= Illinois Crime Victim Rights Amendment =

On November 3, 1992, Illinois voters approved the Crime Victim Rights Amendment (also known as "Amendment 1"), a legislatively referred constitutional amendment which added Article I, Section 8.1 to the Illinois Constitution of 1970. This amendment guaranteed crime victims certain rights, including the right to receive information about cases in which they are involved.

==Constitutional changes==
The amendment added Article I, Section 8.1 to the Illinois Constitution of 1970, which read:

Section 8.1: Crime Victim's Rights:

a) Crime victims, as defined by law, shall have the following rights as provided by law:
1) The right to be treated with fairness and respect for their dignity and privacy throughout the criminal justice process.
2) The right to notification of all court proceedings.
3) The right to communicate with the prosecution.
4) The right to make a statement to the court at sentencing.
5) The right to be informed about the conviction, sentence, imprisonment, and release of the accused.
6) The right to timely disposition of the case following the arrest of the accused.
7) The right to be reasonably protected from the accused throughout the criminal justice process.
8) The right to be present at the trial and all other court proceedings on the same basis as the accused, unless the victim is to testify and the court determines that the victim's testimony would be materially affected if the victim hears other testimony at the trial.
9) The right to have present at all court proceedings, subject to the rules of evidence, an advocate or other support person of the victim's choice.
10) The right to restitution.

b) The General Assembly may provide by law for the enforcement of this Section.

c) The General Assembly may provide for an assessment against convicted defendants to pay for crime victims' rights.

d) Nothing in this Section or in any law enacted under this Section shall be construed as creating a basis for vacating a conviction or a ground for appellate relief in any criminal case.

==Election==
In order to be ratified by Illinois voters, the amendment required either 60% support among those specifically voting on the amendment or 50% support among all ballots cast in the elections.

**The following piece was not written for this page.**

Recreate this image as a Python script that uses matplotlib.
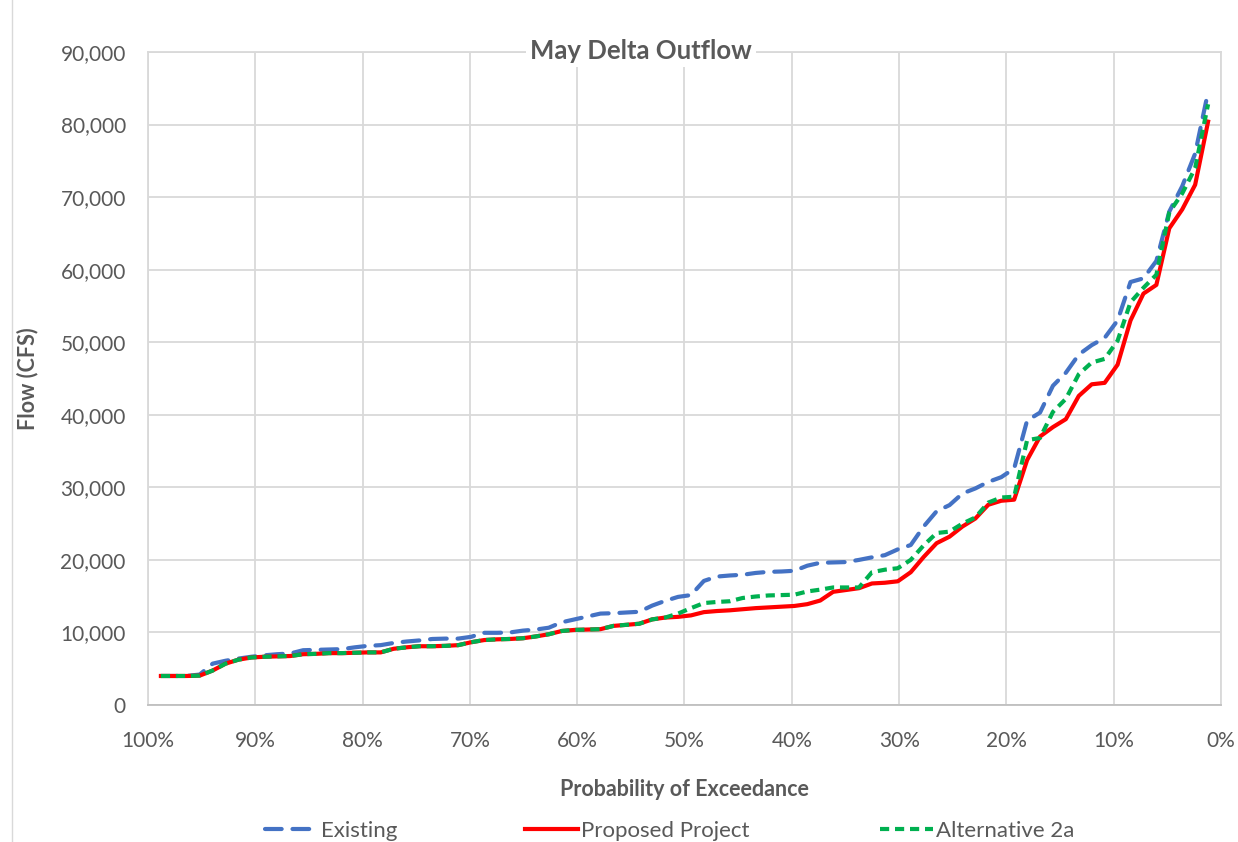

Crime Victim Rights Amendment
| Option | Votes | % of votes on measure | % of all ballots cast |
| Yes | 2,964,592 | 80.56 | 57.40 |
| No | 715,602 | 19.45 | 13.86 |
| Total votes | 3,680,194 | 100 | 71.26 |
| Voter turnout | 55.76% |  |  |

Amendment results by county

==Later history==
The 2012 ratification of Marsy's Law amended the Article I Section 8.1 that the amendment had created.